### WHAT IS EXPECTED
Type out the complete listing below word for word, without its pictures.

### GIVEN INFORMATION
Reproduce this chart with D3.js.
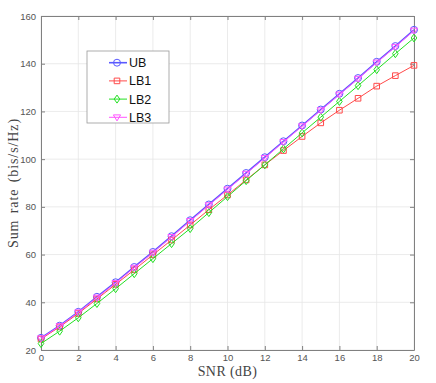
<!DOCTYPE html>
<html>
<head>
<meta charset="utf-8">
<script src="https://cdn.jsdelivr.net/npm/d3@7"></script>
<style>
  body { margin: 0; background: #fff; }
  svg { display: block; }
</style>
</head>
<body>
<div id="chart-container"></div>
<script>
// SNR values (dB)
const snr = [0, 1, 2, 3, 4, 5, 6, 7, 8, 9, 10, 11, 12, 13, 14, 15, 16, 17, 18, 19, 20];
const ub  = [25.1, 30.2, 36.0, 42.3, 48.4, 54.8, 61.1, 67.7, 74.4, 81.0, 87.6, 94.2, 100.8, 107.5, 114.1, 120.8, 127.4, 134.0, 140.8, 147.4, 154.2];
const lb1 = [24.6, 29.7, 35.3, 41.4, 47.5, 53.6, 59.9, 66.1, 72.4, 78.8, 85.0, 91.3, 97.6, 103.6, 109.5, 115.2, 120.5, 125.5, 130.6, 135.0, 139.3];
const lb2 = [22.7, 27.9, 33.5, 39.5, 45.7, 52.0, 58.3, 64.6, 70.9, 77.6, 84.3, 91.0, 97.6, 104.3, 111.0, 117.6, 124.2, 130.8, 137.5, 144.2, 150.8];
const lb3 = [24.9, 30.0, 35.8, 42.0, 48.1, 54.5, 60.8, 67.4, 74.1, 80.7, 87.3, 93.9, 100.5, 107.2, 113.8, 120.5, 127.1, 133.7, 140.5, 147.1, 153.9];
const xTicks = [0, 2, 4, 6, 8, 10, 12, 14, 16, 18, 20];
const yTicks = [20, 40, 60, 80, 100, 120, 140, 160];

let margin = { top: 16, right: 22, bottom: 33, left: 41 };
let width = 436 - margin.left - margin.right;
let height = 383 - margin.top - margin.bottom;

var svg = d3
  .select("#chart-container")
  .append("svg")
  .attr("width", 436)
  .attr("height", 383)
  .append("g")
  .attr("transform", "translate(" + margin.left + "," + margin.top + ")");

let xScale = d3.scaleLinear().domain([0, 20]).range([0, width]);
let yScale = d3.scaleLinear().domain([20, 160]).range([height, 0]);

// grid
svg.append("g")
  .selectAll("line")
  .data(xTicks)
  .enter()
  .append("line")
  .attr("x1", (d) => xScale(d))
  .attr("x2", (d) => xScale(d))
  .attr("y1", 0)
  .attr("y2", height)
  .style("stroke", "#e6e6e6")
  .style("stroke-width", 0.8);

svg.append("g")
  .selectAll("line")
  .data(yTicks)
  .enter()
  .append("line")
  .attr("x1", 0)
  .attr("x2", width)
  .attr("y1", (d) => yScale(d))
  .attr("y2", (d) => yScale(d))
  .style("stroke", "#e6e6e6")
  .style("stroke-width", 0.8);

// axes (ticks inward, box on)
function styleAxis(g) {
  g.select(".domain").style("stroke", "#808080");
  g.selectAll(".tick line").style("stroke", "#808080");
  g.selectAll(".tick text")
    .style("fill", "#555")
    .style("font-family", "Liberation Sans, Arial, sans-serif")
    .style("font-size", "9.5px");
}

svg.append("g")
  .attr("transform", "translate(0," + height + ")")
  .call(d3.axisBottom(xScale).tickValues(xTicks).tickSizeInner(-4).tickSizeOuter(0).tickPadding(4))
  .call(styleAxis);

svg.append("g")
  .call(d3.axisTop(xScale).tickValues(xTicks).tickSizeInner(-4).tickSizeOuter(0).tickFormat(""))
  .call(styleAxis);

svg.append("g")
  .call(d3.axisLeft(yScale).tickValues(yTicks).tickSizeInner(-4).tickSizeOuter(0).tickPadding(5))
  .call(styleAxis);

svg.append("g")
  .attr("transform", "translate(" + width + ",0)")
  .call(d3.axisRight(yScale).tickValues(yTicks).tickSizeInner(-4).tickSizeOuter(0).tickFormat(""))
  .call(styleAxis);

// series
let series = [
  { name: "UB", values: ub, color: "#5a5aff", marker: "circle", lw: 1.6 },
  { name: "LB1", values: lb1, color: "#ff4a4a", marker: "square", lw: 1 },
  { name: "LB2", values: lb2, color: "#22e022", marker: "diamond", lw: 1 },
  { name: "LB3", values: lb3, color: "#ff55ff", marker: "triangle", lw: 1 },
];

function markerPath(type) {
  if (type === "circle") return d3.symbol().type(d3.symbolCircle).size(38)();
  if (type === "square") return "M-2.8,-2.8H2.8V2.8H-2.8Z";
  if (type === "diamond") return "M0,-4L2.8,0L0,4L-2.8,0Z";
  return "M-3.6,-2.4H3.6L0,3.6Z";
}

let line = d3.line()
  .x((d, i) => xScale(snr[i]))
  .y((d) => yScale(d));

series.forEach((s) => {
  svg.append("path")
    .datum(s.values)
    .attr("d", line)
    .style("fill", "none")
    .style("stroke", s.color)
    .style("stroke-width", s.lw);

  svg.append("g")
    .selectAll("path")
    .data(s.values)
    .enter()
    .append("path")
    .attr("transform", (d, i) => "translate(" + xScale(snr[i]) + "," + yScale(d) + ")")
    .attr("d", markerPath(s.marker))
    .style("fill", "none")
    .style("stroke", s.color)
    .style("stroke-width", 1);
});

// axis labels
svg.append("text")
  .attr("x", width / 2)
  .attr("y", height + 26)
  .style("text-anchor", "middle")
  .style("font-family", "Liberation Serif, Times New Roman, serif")
  .style("font-size", "14px")
  .style("letter-spacing", "0.4px")
  .style("fill", "#444")
  .text("SNR (dB)");

svg.append("text")
  .attr("transform", "rotate(-90)")
  .attr("x", -height / 2)
  .attr("y", -23)
  .style("text-anchor", "middle")
  .style("font-family", "Liberation Serif, Times New Roman, serif")
  .style("font-size", "14px")
  .style("letter-spacing", "0.9px")
  .style("word-spacing", "2px")
  .style("fill", "#444")
  .text("Sum rate (bis/s/Hz)");

// legend
let legend = svg.append("g").attr("transform", "translate(46,35)");

legend.append("rect")
  .attr("width", 82)
  .attr("height", 72)
  .style("fill", "#fff")
  .style("stroke", "#999")
  .style("stroke-width", 0.8);

let item = legend
  .selectAll(".legend-label")
  .data(series)
  .enter()
  .append("g")
  .attr("class", "legend-label")
  .attr("transform", (d, i) => "translate(0," + (11.7 + i * 18.2) + ")");

item.append("line")
  .attr("x1", 22)
  .attr("x2", 40)
  .style("stroke", (d) => d.color)
  .style("stroke-width", (d) => d.lw);

item.append("path")
  .attr("transform", "translate(30,0)")
  .attr("d", (d) => markerPath(d.marker))
  .style("fill", "none")
  .style("stroke", (d) => d.color);

item.append("text")
  .attr("x", 42)
  .attr("dy", "0.36em")
  .style("font-family", "Liberation Sans, Arial, sans-serif")
  .style("font-size", "12.5px")
  .style("fill", "#111")
  .text((d) => d.name);
</script>
</body>
</html>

### THE OUTPUT
Reproduce this chart with D3.js.
<!DOCTYPE html>
<html>
<head>
<meta charset="utf-8">
<script src="https://cdn.jsdelivr.net/npm/d3@7"></script>
<style>
  body { margin: 0; background: #fff; }
  svg { display: block; }
</style>
</head>
<body>
<div id="chart-container"></div>
<script>
// SNR values (dB)
const snr = [0, 1, 2, 3, 4, 5, 6, 7, 8, 9, 10, 11, 12, 13, 14, 15, 16, 17, 18, 19, 20];
const ub  = [25.1, 30.2, 36.0, 42.3, 48.4, 54.8, 61.1, 67.7, 74.4, 81.0, 87.6, 94.2, 100.8, 107.5, 114.1, 120.8, 127.4, 134.0, 140.8, 147.4, 154.2];
const lb1 = [24.6, 29.7, 35.3, 41.4, 47.5, 53.6, 59.9, 66.1, 72.4, 78.8, 85.0, 91.3, 97.6, 103.6, 109.5, 115.2, 120.5, 125.5, 130.6, 135.0, 139.3];
const lb2 = [22.7, 27.9, 33.5, 39.5, 45.7, 52.0, 58.3, 64.6, 70.9, 77.6, 84.3, 91.0, 97.6, 104.3, 111.0, 117.6, 124.2, 130.8, 137.5, 144.2, 150.8];
const lb3 = [24.9, 30.0, 35.8, 42.0, 48.1, 54.5, 60.8, 67.4, 74.1, 80.7, 87.3, 93.9, 100.5, 107.2, 113.8, 120.5, 127.1, 133.7, 140.5, 147.1, 153.9];
const xTicks = [0, 2, 4, 6, 8, 10, 12, 14, 16, 18, 20];
const yTicks = [20, 40, 60, 80, 100, 120, 140, 160];

let margin = { top: 16, right: 22, bottom: 33, left: 41 };
let width = 436 - margin.left - margin.right;
let height = 383 - margin.top - margin.bottom;

var svg = d3
  .select("#chart-container")
  .append("svg")
  .attr("width", 436)
  .attr("height", 383)
  .append("g")
  .attr("transform", "translate(" + margin.left + "," + margin.top + ")");

let xScale = d3.scaleLinear().domain([0, 20]).range([0, width]);
let yScale = d3.scaleLinear().domain([20, 160]).range([height, 0]);

// grid
svg.append("g")
  .selectAll("line")
  .data(xTicks)
  .enter()
  .append("line")
  .attr("x1", (d) => xScale(d))
  .attr("x2", (d) => xScale(d))
  .attr("y1", 0)
  .attr("y2", height)
  .style("stroke", "#e6e6e6")
  .style("stroke-width", 0.8);

svg.append("g")
  .selectAll("line")
  .data(yTicks)
  .enter()
  .append("line")
  .attr("x1", 0)
  .attr("x2", width)
  .attr("y1", (d) => yScale(d))
  .attr("y2", (d) => yScale(d))
  .style("stroke", "#e6e6e6")
  .style("stroke-width", 0.8);

// axes (ticks inward, box on)
function styleAxis(g) {
  g.select(".domain").style("stroke", "#808080");
  g.selectAll(".tick line").style("stroke", "#808080");
  g.selectAll(".tick text")
    .style("fill", "#555")
    .style("font-family", "Liberation Sans, Arial, sans-serif")
    .style("font-size", "9.5px");
}

svg.append("g")
  .attr("transform", "translate(0," + height + ")")
  .call(d3.axisBottom(xScale).tickValues(xTicks).tickSizeInner(-4).tickSizeOuter(0).tickPadding(4))
  .call(styleAxis);

svg.append("g")
  .call(d3.axisTop(xScale).tickValues(xTicks).tickSizeInner(-4).tickSizeOuter(0).tickFormat(""))
  .call(styleAxis);

svg.append("g")
  .call(d3.axisLeft(yScale).tickValues(yTicks).tickSizeInner(-4).tickSizeOuter(0).tickPadding(5))
  .call(styleAxis);

svg.append("g")
  .attr("transform", "translate(" + width + ",0)")
  .call(d3.axisRight(yScale).tickValues(yTicks).tickSizeInner(-4).tickSizeOuter(0).tickFormat(""))
  .call(styleAxis);

// series
let series = [
  { name: "UB", values: ub, color: "#5a5aff", marker: "circle", lw: 1.6 },
  { name: "LB1", values: lb1, color: "#ff4a4a", marker: "square", lw: 1 },
  { name: "LB2", values: lb2, color: "#22e022", marker: "diamond", lw: 1 },
  { name: "LB3", values: lb3, color: "#ff55ff", marker: "triangle", lw: 1 },
];

function markerPath(type) {
  if (type === "circle") return d3.symbol().type(d3.symbolCircle).size(38)();
  if (type === "square") return "M-2.8,-2.8H2.8V2.8H-2.8Z";
  if (type === "diamond") return "M0,-4L2.8,0L0,4L-2.8,0Z";
  return "M-3.6,-2.4H3.6L0,3.6Z";
}

let line = d3.line()
  .x((d, i) => xScale(snr[i]))
  .y((d) => yScale(d));

series.forEach((s) => {
  svg.append("path")
    .datum(s.values)
    .attr("d", line)
    .style("fill", "none")
    .style("stroke", s.color)
    .style("stroke-width", s.lw);

  svg.append("g")
    .selectAll("path")
    .data(s.values)
    .enter()
    .append("path")
    .attr("transform", (d, i) => "translate(" + xScale(snr[i]) + "," + yScale(d) + ")")
    .attr("d", markerPath(s.marker))
    .style("fill", "none")
    .style("stroke", s.color)
    .style("stroke-width", 1);
});

// axis labels
svg.append("text")
  .attr("x", width / 2)
  .attr("y", height + 26)
  .style("text-anchor", "middle")
  .style("font-family", "Liberation Serif, Times New Roman, serif")
  .style("font-size", "14px")
  .style("letter-spacing", "0.4px")
  .style("fill", "#444")
  .text("SNR (dB)");

svg.append("text")
  .attr("transform", "rotate(-90)")
  .attr("x", -height / 2)
  .attr("y", -23)
  .style("text-anchor", "middle")
  .style("font-family", "Liberation Serif, Times New Roman, serif")
  .style("font-size", "14px")
  .style("letter-spacing", "0.9px")
  .style("word-spacing", "2px")
  .style("fill", "#444")
  .text("Sum rate (bis/s/Hz)");

// legend
let legend = svg.append("g").attr("transform", "translate(46,35)");

legend.append("rect")
  .attr("width", 82)
  .attr("height", 72)
  .style("fill", "#fff")
  .style("stroke", "#999")
  .style("stroke-width", 0.8);

let item = legend
  .selectAll(".legend-label")
  .data(series)
  .enter()
  .append("g")
  .attr("class", "legend-label")
  .attr("transform", (d, i) => "translate(0," + (11.7 + i * 18.2) + ")");

item.append("line")
  .attr("x1", 22)
  .attr("x2", 40)
  .style("stroke", (d) => d.color)
  .style("stroke-width", (d) => d.lw);

item.append("path")
  .attr("transform", "translate(30,0)")
  .attr("d", (d) => markerPath(d.marker))
  .style("fill", "none")
  .style("stroke", (d) => d.color);

item.append("text")
  .attr("x", 42)
  .attr("dy", "0.36em")
  .style("font-family", "Liberation Sans, Arial, sans-serif")
  .style("font-size", "12.5px")
  .style("fill", "#111")
  .text((d) => d.name);
</script>
</body>
</html>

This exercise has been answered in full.